Thanks for visiting! My name is Danielle Phillippi (formerly Danielle Taylor), and I’m a freelance outdoor and adventure journalist. My passions for parks and public lands, outdoor recreation, conservation, travel, wildlife, geography, global cultures, Appalachia, history and related topics guide my work as a storyteller and my adventures as a human being, and my career as a magazine editor, freelance journalist and marketing professional has given me the privilege to explore our incredible world and write about more intriguing people, places and ideas than I can remember. At last count, my travels have taken me to 17 countries and six territories on five continents, plus all 50 American states, and I’m always looking for my next assignment and adventure.
I use this site to connect with readers who are interested in the topics I like to cover as well as editors who may be interested in working together. If you’d like to check out my portfolio of published articles, click on Clips. If you’re interested in working with me, take a look at my Resume, Testimonials and Contact pages as well. Otherwise, if you check in regularly (or better yet, subscribe using the button to the right), you’ll see blog posts about my travels and observations, links to new articles I’ve published, photos I’ve taken in my journeys, tidbits of intriguing information I learn in my research, and updates on stories I’m following as well as where I’m going as a writer and a traveler. And unless I’m the subject of the photo or I’ve said otherwise in a caption, all photos you see on this site are my own.

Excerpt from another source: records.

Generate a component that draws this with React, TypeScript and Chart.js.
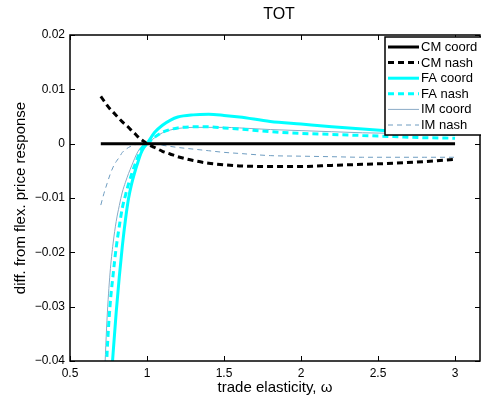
import { useEffect, useRef } from "react";
import { Chart, registerables } from "chart.js";

Chart.register(...registerables);

// Trade elasticity grid (omega) and each regime's deviation from the flex-price response
const omega = [
  0.7, 0.72, 0.74, 0.76, 0.78, 0.8, 0.82, 0.84, 0.86, 0.88, 0.9, 0.92, 0.94, 0.96, 0.98, 1.0,
  1.05, 1.1, 1.15, 1.2, 1.3, 1.4, 1.5, 1.6, 1.8, 2.0, 2.2, 2.4, 2.6, 2.8, 3.0,
];

const cmCoord = [
  0, 0, 0, 0, 0, 0, 0, 0, 0, 0, 0, 0, 0, 0, 0, 0,
  0, 0, 0, 0, 0, 0, 0, 0, 0, 0, 0, 0, 0, 0, 0,
];

const cmNash = [
  0.0087, 0.0079, 0.0071, 0.0064, 0.0058, 0.0052, 0.0046, 0.004, 0.0035, 0.003, 0.0024, 0.0019, 0.0013, 0.0008, 0.0004, 0,
  -0.0007, -0.0014, -0.0019, -0.0024, -0.0031, -0.0036, -0.0039, -0.0041, -0.0042, -0.0042, -0.004, -0.0038, -0.0036, -0.0033, -0.0029,
];

const faCoord = [
  -0.073, -0.064, -0.055, -0.0465, -0.0385, -0.031, -0.0245, -0.0188, -0.014, -0.0101, -0.0074, -0.0053, -0.0035, -0.0018, -0.0007, 0,
  0.0021, 0.0034, 0.0043, 0.0049, 0.0053, 0.0054, 0.0052, 0.0049, 0.0041, 0.0036, 0.0031, 0.0027, 0.0023, 0.002, 0.0017,
];

const faNash = [
  -0.065, -0.054, -0.039, -0.0298, -0.0241, -0.0191, -0.0152, -0.0118, -0.0095, -0.0074, -0.0056, -0.004, -0.0025, -0.0011, -0.0004, 0,
  0.0012, 0.0021, 0.0026, 0.0029, 0.0031, 0.0031, 0.0029, 0.0027, 0.0022, 0.0019, 0.0017, 0.0015, 0.0013, 0.0011, 0.001,
];

const imCoord = [
  -0.062, -0.046, -0.0325, -0.0238, -0.0183, -0.0143, -0.0114, -0.0089, -0.0071, -0.0055, -0.0041, -0.0027, -0.0015, -0.0007, -0.0002, 0,
  0.0011, 0.002, 0.0025, 0.0028, 0.003, 0.003, 0.003, 0.0029, 0.0026, 0.0024, 0.0022, 0.002, 0.0019, 0.0017, 0.0016,
];

const imNash = [
  -0.0113, -0.0092, -0.0074, -0.0057, -0.0043, -0.0033, -0.0025, -0.0016, -0.0011, -0.0007, -0.0004, -0.0002, -0.0001, -0.00005, 0, 0,
  -0.0001, -0.0003, -0.0005, -0.0007, -0.001, -0.0013, -0.0016, -0.0018, -0.0022, -0.0023, -0.0024, -0.0025, -0.0025, -0.0025, -0.0025,
];

const xTicks = [0.5, 1, 1.5, 2, 2.5, 3];
const yTicks = [-0.04, -0.03, -0.02, -0.01, 0, 0.01, 0.02];

const FONT = '"Liberation Sans", Arial, Helvetica, sans-serif';

const pts = (ys: number[]) => omega.map((x, i) => ({ x, y: ys[i] }));

const fmtY = (v: number) => {
  if (Math.abs(v) < 1e-9) return "0";
  const s = Math.abs(v).toFixed(2);
  return v < 0 ? "\u2212" + s : s;
};

// Axes box, inward tick marks, title and the in-axes legend
const decorations = {
  id: "decorations",
  afterDatasetsDraw(chart: any) {
    const { ctx, chartArea } = chart;
    const { left, right, top, bottom } = chartArea;
    const xs = chart.scales.x;
    const ys = chart.scales.y;
    ctx.save();
    ctx.strokeStyle = "#000";
    ctx.lineWidth = 1.5;
    ctx.strokeRect(left, top, right - left, bottom - top);
    ctx.lineWidth = 1;
    const tl = 5;
    ctx.beginPath();
    for (const v of xTicks) {
      const px = Math.round(xs.getPixelForValue(v)) + 0.5;
      ctx.moveTo(px, bottom);
      ctx.lineTo(px, bottom - tl);
      ctx.moveTo(px, top);
      ctx.lineTo(px, top + tl);
    }
    for (const v of yTicks) {
      const py = Math.round(ys.getPixelForValue(v)) + 0.5;
      ctx.moveTo(left, py);
      ctx.lineTo(left + tl, py);
      ctx.moveTo(right, py);
      ctx.lineTo(right - tl, py);
    }
    ctx.stroke();

    // title
    ctx.fillStyle = "#000";
    ctx.font = `16px ${FONT}`;
    ctx.textAlign = "center";
    ctx.textBaseline = "middle";
    ctx.fillText("TOT", (left + right) / 2 + 4, 15);

    // legend
    const lx = 385;
    const ly = 37;
    const lw = 100;
    const lh = 98;
    ctx.fillStyle = "#fff";
    ctx.fillRect(lx, ly, lw, lh);
    ctx.lineWidth = 1.5;
    ctx.strokeStyle = "#000";
    ctx.strokeRect(lx, ly, lw, lh);
    ctx.font = `13px ${FONT}`;
    ctx.textAlign = "left";
    chart.data.datasets.forEach((ds: any, i: number) => {
      const ry = ly + 10 + i * 15.6;
      ctx.beginPath();
      ctx.strokeStyle = ds.borderColor;
      ctx.lineWidth = ds.borderWidth;
      ctx.setLineDash(ds.borderDash || []);
      ctx.moveTo(388, ry);
      ctx.lineTo(419, ry);
      ctx.stroke();
      ctx.setLineDash([]);
      ctx.fillStyle = "#000";
      ctx.fillText(ds.label, 421, ry + 0.5);
    });
    ctx.restore();
  },
};

export default function App() {
  const ref = useRef<HTMLCanvasElement | null>(null);

  useEffect(() => {
    if (!ref.current) return;
    const line = (label: string, data: number[], color: string, width: number, dash: number[]) => ({
      label,
      data: pts(data),
      borderColor: color,
      backgroundColor: color,
      borderWidth: width,
      borderDash: dash,
      pointRadius: 0,
      fill: false,
      cubicInterpolationMode: "monotone" as const,
      clip: 0,
    });
    const chart = new Chart(ref.current, {
      type: "line",
      data: {
        datasets: [
          line("CM coord", cmCoord, "#000000", 3, []),
          line("CM nash", cmNash, "#000000", 3, [6, 4]),
          line("FA coord", faCoord, "#00ffff", 3, []),
          line("FA nash", faNash, "#00ffff", 3, [6, 4]),
          line("IM coord", imCoord, "#8aabc6", 1, []),
          line("IM nash", imNash, "#6e9cc0", 1, [5, 4]),
        ],
      },
      options: {
        animation: false,
        responsive: false,
        devicePixelRatio: 1,
        layout: { padding: { top: 35, left: 0, right: 1, bottom: 0 } },
        plugins: {
          legend: { display: false },
          title: { display: false },
          tooltip: { enabled: false },
        },
        scales: {
          x: {
            type: "linear",
            min: 0.5,
            max: 3.162,
            grid: { display: false, drawTicks: false },
            border: { display: false },
            afterBuildTicks: (s: any) => {
              s.ticks = xTicks.map((value) => ({ value }));
            },
            afterFit: (s: any) => {
              s.height = 40;
            },
            ticks: {
              padding: 5,
              color: "#000",
              maxRotation: 0,
              autoSkip: false,
              font: { family: FONT, size: 12 },
              callback: (v: any) => String(v),
            },
            title: {
              display: true,
              text: "trade elasticity, \u03c9",
              color: "#000",
              font: { family: FONT, size: 15 },
              padding: { top: 0, bottom: 4 },
            },
          },
          y: {
            type: "linear",
            min: -0.04,
            max: 0.02,
            grid: { display: false, drawTicks: false },
            border: { display: false },
            afterBuildTicks: (s: any) => {
              s.ticks = yTicks.map((value) => ({ value }));
            },
            afterFit: (s: any) => {
              s.width = 70;
            },
            ticks: {
              padding: 5,
              color: "#000",
              autoSkip: false,
              font: { family: FONT, size: 12 },
              callback: (v: any) => fmtY(Number(v)),
            },
            title: {
              display: true,
              text: "diff. from flex. price response",
              color: "#000",
              font: { family: FONT, size: 15 },
              padding: { top: 12, bottom: 0 },
            },
          },
        },
      },
      plugins: [decorations],
    });
    return () => chart.destroy();
  }, []);

  return (
    <div style={{ position: "fixed", left: 0, top: 0, width: 481, height: 401, background: "#fff" }}>
      <canvas ref={ref} width={481} height={401} style={{ display: "block" }} />
    </div>
  );
}
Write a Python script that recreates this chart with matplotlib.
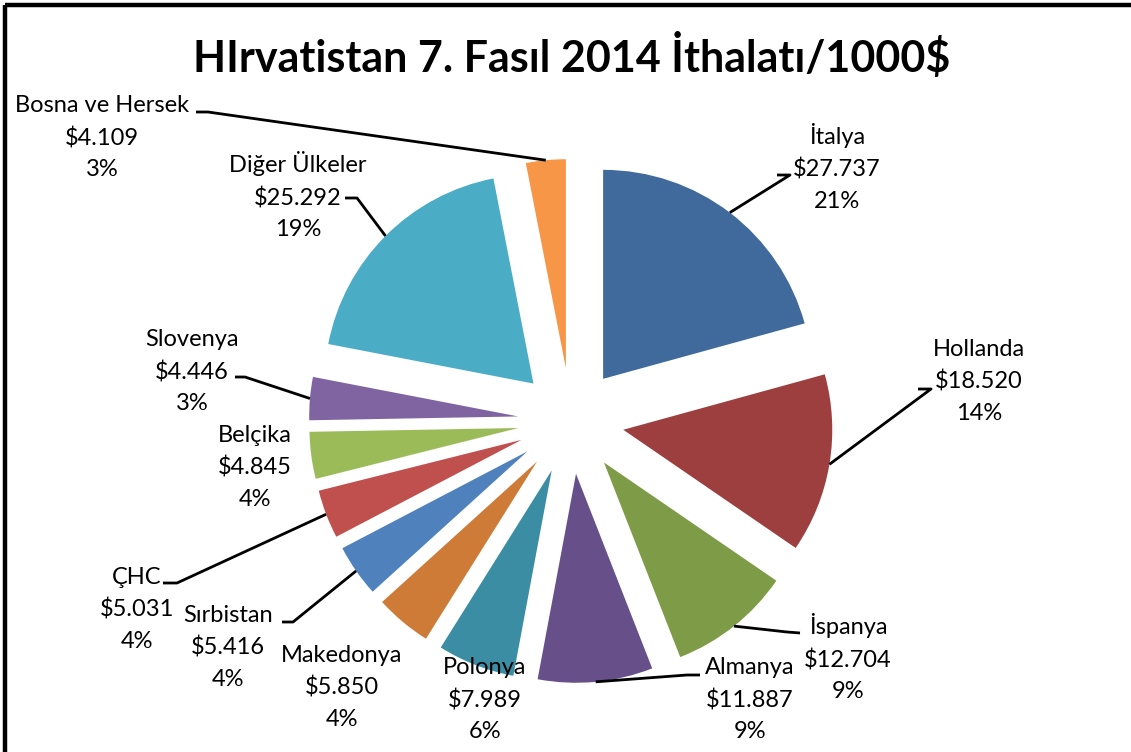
import numpy as np
import matplotlib
matplotlib.use("Agg")
import matplotlib.pyplot as plt

plt.rcParams['font.family'] = ['Lato', 'DejaVu Sans']

# data
countries = ['İtalya', 'Hollanda', 'İspanya', 'Almanya', 'Polonya', 'Makedonya',
             'Sırbistan', 'ÇHC', 'Belçika', 'Slovenya', 'Diğer Ülkeler', 'Bosna ve Hersek']
values = [27737, 18520, 12704, 11887, 7989, 5850, 5416, 5031, 4845, 4446, 25292, 4109]
colors = ['#3F6A9B', '#9C3F3E', '#7E9B48', '#67508A', '#3B8DA3', '#CE7B37',
          '#4F81BD', '#C0504D', '#9BBB59', '#8064A2', '#4BACC6', '#F79646']

title = 'HIrvatistan 7. Fasıl 2014 İthalatı/1000$'

W, H = 1131, 752
cx, cy = 571, 421      # pie centre (image pixels, y down)
R = 209
EXPL = 53

# label centres (image px) and leader elbows (None = no leader)
label_pos = [(837, 167), (979, 381), (848, 658), (750, 700), (485, 700), (342, 687),
             (228, 647), (137, 609), (255, 467), (192, 372), (298, 196), (102, 138)]
elbows = [((777, 175), (790, 175)), ((918, 389), (931, 389)), ((800, 633), (787, 632)),
          ((700, 675), (687, 675)), None, None,
          ((282, 622), (293, 622)), ((163, 583), (177, 583)), None,
          ((235, 377), (245, 377)), ((345, 198), (357, 198)), ((196, 112), (208, 112))]


def Y(y):
    return H - y


fig = plt.figure(figsize=(W / 100, H / 100), dpi=100)
ax = fig.add_axes([0, 0, 1, 1])

total = sum(values)
wedges, _ = ax.pie(values, colors=colors, startangle=90, counterclock=False,
                   explode=[EXPL] * len(values), radius=R, center=(cx, Y(cy)),
                   wedgeprops=dict(linewidth=0), frame=True)

ax.set_xlim(0, W)
ax.set_ylim(0, H)
ax.set_aspect('equal')
ax.axis('off')

for i, w in enumerate(wedges):
    tm = np.deg2rad((w.theta1 + w.theta2) / 2)
    wx, wy = w.center
    ex, ey = wx + R * np.cos(tm), wy + R * np.sin(tm)
    pct = round(100 * values[i] / total)
    val = '$' + f'{values[i]:,}'.replace(',', '.')
    lx, ly = label_pos[i]
    ax.text(lx, Y(ly), f'{countries[i]}\n{val}\n{pct}%', ha='center', va='center',
            fontsize=17, linespacing=1.6, color='black')
    if elbows[i] is not None:
        (ax0, ay0), (ax1, ay1) = elbows[i]
        ax.plot([ax0, ax1, ex], [Y(ay0), Y(ay1), ey], color='black', lw=2,
                solid_capstyle='butt')

ax.text(572, Y(56), title, ha='center', va='center', fontsize=31, fontweight='bold')

# chart frame (top and left edges visible)
ax.plot([5, W], [Y(5), Y(5)], color='black', lw=3.2, solid_capstyle='butt')
ax.plot([5, 5], [Y(5), 0], color='black', lw=3.2, solid_capstyle='butt')

fig.savefig('out.png', dpi=100)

In Edward Abbey’s Desert Solitaire (which I highly recommend), the author writes: “A venturesome minority will always be eager to set off on their own, and no obstacles should be placed in their path; let them take risks, for godsake, let them get lost, sunburnt, stranded, drowned, eaten by bears, buried alive under avalanches — that is the right and privilege of any free American.” I’ve always identified with this line, as I honestly wouldn’t mind getting lost, stranded or buried alive under avalanches — and I actually think any of those experiences could make for a great story.